Task requirements: Write out each line of the listing as it stands, without the images.
-- start of Data block --
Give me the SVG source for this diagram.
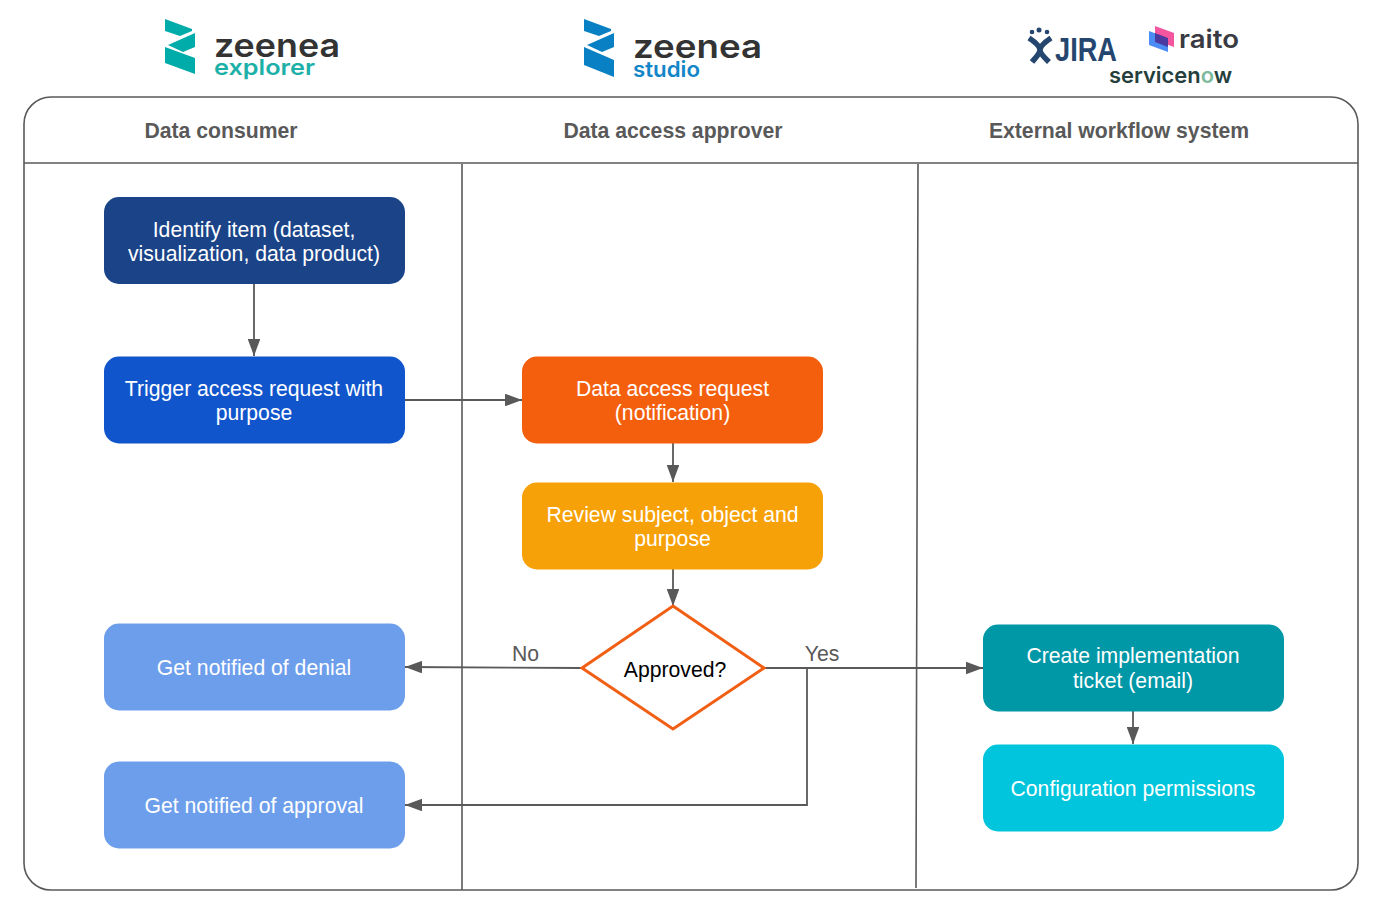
<svg xmlns="http://www.w3.org/2000/svg" width="1374" height="902" viewBox="0 0 1374 902">
<style>
text{font-family:"Liberation Sans",Arial,sans-serif}
.n{font-size:21.200px;fill:#fff;text-anchor:middle}
.h{font-size:21.200px;font-weight:bold;fill:#595959;text-anchor:middle}
.l{font-size:21.200px;fill:#595959;text-anchor:middle}
.c{fill:none;stroke:#595959;stroke-width:1.8}
.s{fill:none;stroke:#595959;stroke-width:1.6}
.lg{font-family:"Inter","Noto Sans",sans-serif;font-weight:600}
</style>
<defs><marker id="a" viewBox="0 0 17 12.500" refX="17" refY="6.250" markerWidth="17" markerHeight="12.500" markerUnits="userSpaceOnUse" orient="auto"><path d="M0 0L17 6.250L0 12.500Z" fill="#595959"/></marker></defs>
<rect width="1374" height="902" fill="#fff"/>
<g id="lanes">
<rect class="s" x="24" y="97" width="1334" height="793" rx="27"/>
<path class="s" d="M24 163H1358M462 164V890M918 164L916 888"/>
<text class="h" x="221" y="138">Data consumer</text>
<text class="h" x="673" y="138">Data access approver</text>
<text class="h" x="1119" y="138">External workflow system</text>
</g>
<g id="logo-explorer">
<path fill="#00aca9" d="M165 19L192 29L192 31L180 36L165 31ZM195 33L195 47L183 52L168 45ZM165 47L195 58L195 74L165 63Z"/>
<text class="lg" x="214" y="57" font-size="33" fill="#333" textLength="126" lengthAdjust="spacingAndGlyphs">zeenea</text>
<text class="lg" x="214" y="75" font-size="22" fill="#1db0a8" textLength="101" lengthAdjust="spacingAndGlyphs" font-weight="500">explorer</text>
</g>
<g id="logo-studio">
<path fill="#0a80c4" d="M584 19L611 29L611 31L599 36L584 31ZM614 33L614 47L602 52L587 45ZM584 47L614 60L614 77L584 65Z"/>
<text class="lg" x="633" y="58" font-size="33" fill="#333" textLength="129" lengthAdjust="spacingAndGlyphs">zeenea</text>
<text class="lg" x="633" y="77" font-size="22" fill="#1286c8" textLength="67" lengthAdjust="spacingAndGlyphs" font-weight="500">studio</text>
</g>
<g id="logo-jira">
<circle cx="1039" cy="30" r="2.500" fill="#24466f"/><circle cx="1032" cy="32" r="2.300" fill="#24466f"/><circle cx="1047" cy="32" r="2.300" fill="#24466f"/>
<path fill="none" stroke="#24466f" stroke-width="5.500" d="M1029 38C1035 42 1040 46 1040 50C1040 54 1045 58 1049 62M1051 38C1045 42 1040 46 1040 50C1040 54 1035 58 1032 62"/>
<text x="1055" y="61" font-size="32.500" font-weight="bold" fill="#24466f" textLength="62" lengthAdjust="spacingAndGlyphs">JIRA</text>
</g>
<g id="logo-raito">
<path fill="#4c8df5" d="M1149 31L1168 38V52L1149 45Z"/>
<path fill="#f4559f" d="M1155 26L1174 33V47L1155 40Z"/>
<path fill="#4a3aa0" d="M1155 33L1168 38V47L1155 42Z"/>
<text class="lg" x="1179" y="48" font-size="25" font-weight="700" fill="#3a3a42" textLength="60" lengthAdjust="spacingAndGlyphs">raito</text>
</g>
<g id="logo-servicenow">
<text class="lg" x="1109" y="83" font-size="22" fill="#25403c" textLength="123" lengthAdjust="spacingAndGlyphs">servicen<tspan fill="#7dbb9f">o</tspan>w</text>
</g>
<g id="connectors">
<path class="c" marker-end="url(#a)" d="M254 284V356"/>
<path class="c" marker-end="url(#a)" d="M405 400H522"/>
<path class="c" marker-end="url(#a)" d="M673 443V482"/>
<path class="c" marker-end="url(#a)" d="M673 569V606"/>
<path class="c" marker-end="url(#a)" d="M581 668L405 667"/>
<path class="c" marker-end="url(#a)" d="M764 668H983"/>
<path class="c" marker-end="url(#a)" d="M807 668V805H405"/>
<path class="c" marker-end="url(#a)" d="M1133 711V744"/>
<text class="l" x="525.500" y="661">No</text>
<text class="l" x="822" y="661">Yes</text>
</g>
<g id="n1"><rect x="104" y="197" width="301" height="87" rx="15" fill="#1a4388"/><text class="n" x="254" y="237">Identify item (dataset,</text><text class="n" x="254" y="261">visualization, data product)</text></g>
<g id="n2"><rect x="104" y="356.500" width="301" height="87" rx="15" fill="#1155cc"/><text class="n" x="254" y="396">Trigger access request with</text><text class="n" x="254" y="420">purpose</text></g>
<g id="n3"><rect x="522" y="356.500" width="301" height="87" rx="15" fill="#f45f0e"/><text class="n" x="672.500" y="396">Data access request</text><text class="n" x="672.500" y="420">(notification)</text></g>
<g id="n4"><rect x="522" y="482.500" width="301" height="87" rx="15" fill="#f7a108"/><text class="n" x="672.500" y="522">Review subject, object and</text><text class="n" x="672.500" y="546">purpose</text></g>
<g id="n5"><path d="M673 606L764 668L673 729L582 668Z" fill="#fff" stroke="#f05f14" stroke-width="3"/><text x="675" y="677" font-size="21.200" fill="#000" text-anchor="middle">Approved?</text></g>
<g id="n6"><rect x="104" y="623.500" width="301" height="87" rx="15" fill="#6d9eeb"/><text class="n" x="254" y="675">Get notified of denial</text></g>
<g id="n7"><rect x="104" y="761.500" width="301" height="87" rx="15" fill="#6d9eeb"/><text class="n" x="254" y="813">Get notified of approval</text></g>
<g id="n8"><rect x="983" y="624.500" width="301" height="87" rx="15" fill="#0097a7"/><text class="n" x="1133" y="663">Create implementation</text><text class="n" x="1133" y="688">ticket (email)</text></g>
<g id="n9"><rect x="983" y="744.500" width="301" height="87" rx="15" fill="#00c5dc"/><text class="n" x="1133" y="796">Configuration permissions</text></g>
</svg>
-- end of Data block --
Solved problem:
Give me the SVG source for this diagram.
<svg xmlns="http://www.w3.org/2000/svg" width="1374" height="902" viewBox="0 0 1374 902">
<style>
text{font-family:"Liberation Sans",Arial,sans-serif}
.n{font-size:21.200px;fill:#fff;text-anchor:middle}
.h{font-size:21.200px;font-weight:bold;fill:#595959;text-anchor:middle}
.l{font-size:21.200px;fill:#595959;text-anchor:middle}
.c{fill:none;stroke:#595959;stroke-width:1.8}
.s{fill:none;stroke:#595959;stroke-width:1.6}
.lg{font-family:"Inter","Noto Sans",sans-serif;font-weight:600}
</style>
<defs><marker id="a" viewBox="0 0 17 12.500" refX="17" refY="6.250" markerWidth="17" markerHeight="12.500" markerUnits="userSpaceOnUse" orient="auto"><path d="M0 0L17 6.250L0 12.500Z" fill="#595959"/></marker></defs>
<rect width="1374" height="902" fill="#fff"/>
<g id="lanes">
<rect class="s" x="24" y="97" width="1334" height="793" rx="27"/>
<path class="s" d="M24 163H1358M462 164V890M918 164L916 888"/>
<text class="h" x="221" y="138">Data consumer</text>
<text class="h" x="673" y="138">Data access approver</text>
<text class="h" x="1119" y="138">External workflow system</text>
</g>
<g id="logo-explorer">
<path fill="#00aca9" d="M165 19L192 29L192 31L180 36L165 31ZM195 33L195 47L183 52L168 45ZM165 47L195 58L195 74L165 63Z"/>
<text class="lg" x="214" y="57" font-size="33" fill="#333" textLength="126" lengthAdjust="spacingAndGlyphs">zeenea</text>
<text class="lg" x="214" y="75" font-size="22" fill="#1db0a8" textLength="101" lengthAdjust="spacingAndGlyphs" font-weight="500">explorer</text>
</g>
<g id="logo-studio">
<path fill="#0a80c4" d="M584 19L611 29L611 31L599 36L584 31ZM614 33L614 47L602 52L587 45ZM584 47L614 60L614 77L584 65Z"/>
<text class="lg" x="633" y="58" font-size="33" fill="#333" textLength="129" lengthAdjust="spacingAndGlyphs">zeenea</text>
<text class="lg" x="633" y="77" font-size="22" fill="#1286c8" textLength="67" lengthAdjust="spacingAndGlyphs" font-weight="500">studio</text>
</g>
<g id="logo-jira">
<circle cx="1039" cy="30" r="2.500" fill="#24466f"/><circle cx="1032" cy="32" r="2.300" fill="#24466f"/><circle cx="1047" cy="32" r="2.300" fill="#24466f"/>
<path fill="none" stroke="#24466f" stroke-width="5.500" d="M1029 38C1035 42 1040 46 1040 50C1040 54 1045 58 1049 62M1051 38C1045 42 1040 46 1040 50C1040 54 1035 58 1032 62"/>
<text x="1055" y="61" font-size="32.500" font-weight="bold" fill="#24466f" textLength="62" lengthAdjust="spacingAndGlyphs">JIRA</text>
</g>
<g id="logo-raito">
<path fill="#4c8df5" d="M1149 31L1168 38V52L1149 45Z"/>
<path fill="#f4559f" d="M1155 26L1174 33V47L1155 40Z"/>
<path fill="#4a3aa0" d="M1155 33L1168 38V47L1155 42Z"/>
<text class="lg" x="1179" y="48" font-size="25" font-weight="700" fill="#3a3a42" textLength="60" lengthAdjust="spacingAndGlyphs">raito</text>
</g>
<g id="logo-servicenow">
<text class="lg" x="1109" y="83" font-size="22" fill="#25403c" textLength="123" lengthAdjust="spacingAndGlyphs">servicen<tspan fill="#7dbb9f">o</tspan>w</text>
</g>
<g id="connectors">
<path class="c" marker-end="url(#a)" d="M254 284V356"/>
<path class="c" marker-end="url(#a)" d="M405 400H522"/>
<path class="c" marker-end="url(#a)" d="M673 443V482"/>
<path class="c" marker-end="url(#a)" d="M673 569V606"/>
<path class="c" marker-end="url(#a)" d="M581 668L405 667"/>
<path class="c" marker-end="url(#a)" d="M764 668H983"/>
<path class="c" marker-end="url(#a)" d="M807 668V805H405"/>
<path class="c" marker-end="url(#a)" d="M1133 711V744"/>
<text class="l" x="525.500" y="661">No</text>
<text class="l" x="822" y="661">Yes</text>
</g>
<g id="n1"><rect x="104" y="197" width="301" height="87" rx="15" fill="#1a4388"/><text class="n" x="254" y="237">Identify item (dataset,</text><text class="n" x="254" y="261">visualization, data product)</text></g>
<g id="n2"><rect x="104" y="356.500" width="301" height="87" rx="15" fill="#1155cc"/><text class="n" x="254" y="396">Trigger access request with</text><text class="n" x="254" y="420">purpose</text></g>
<g id="n3"><rect x="522" y="356.500" width="301" height="87" rx="15" fill="#f45f0e"/><text class="n" x="672.500" y="396">Data access request</text><text class="n" x="672.500" y="420">(notification)</text></g>
<g id="n4"><rect x="522" y="482.500" width="301" height="87" rx="15" fill="#f7a108"/><text class="n" x="672.500" y="522">Review subject, object and</text><text class="n" x="672.500" y="546">purpose</text></g>
<g id="n5"><path d="M673 606L764 668L673 729L582 668Z" fill="#fff" stroke="#f05f14" stroke-width="3"/><text x="675" y="677" font-size="21.200" fill="#000" text-anchor="middle">Approved?</text></g>
<g id="n6"><rect x="104" y="623.500" width="301" height="87" rx="15" fill="#6d9eeb"/><text class="n" x="254" y="675">Get notified of denial</text></g>
<g id="n7"><rect x="104" y="761.500" width="301" height="87" rx="15" fill="#6d9eeb"/><text class="n" x="254" y="813">Get notified of approval</text></g>
<g id="n8"><rect x="983" y="624.500" width="301" height="87" rx="15" fill="#0097a7"/><text class="n" x="1133" y="663">Create implementation</text><text class="n" x="1133" y="688">ticket (email)</text></g>
<g id="n9"><rect x="983" y="744.500" width="301" height="87" rx="15" fill="#00c5dc"/><text class="n" x="1133" y="796">Configuration permissions</text></g>
</svg>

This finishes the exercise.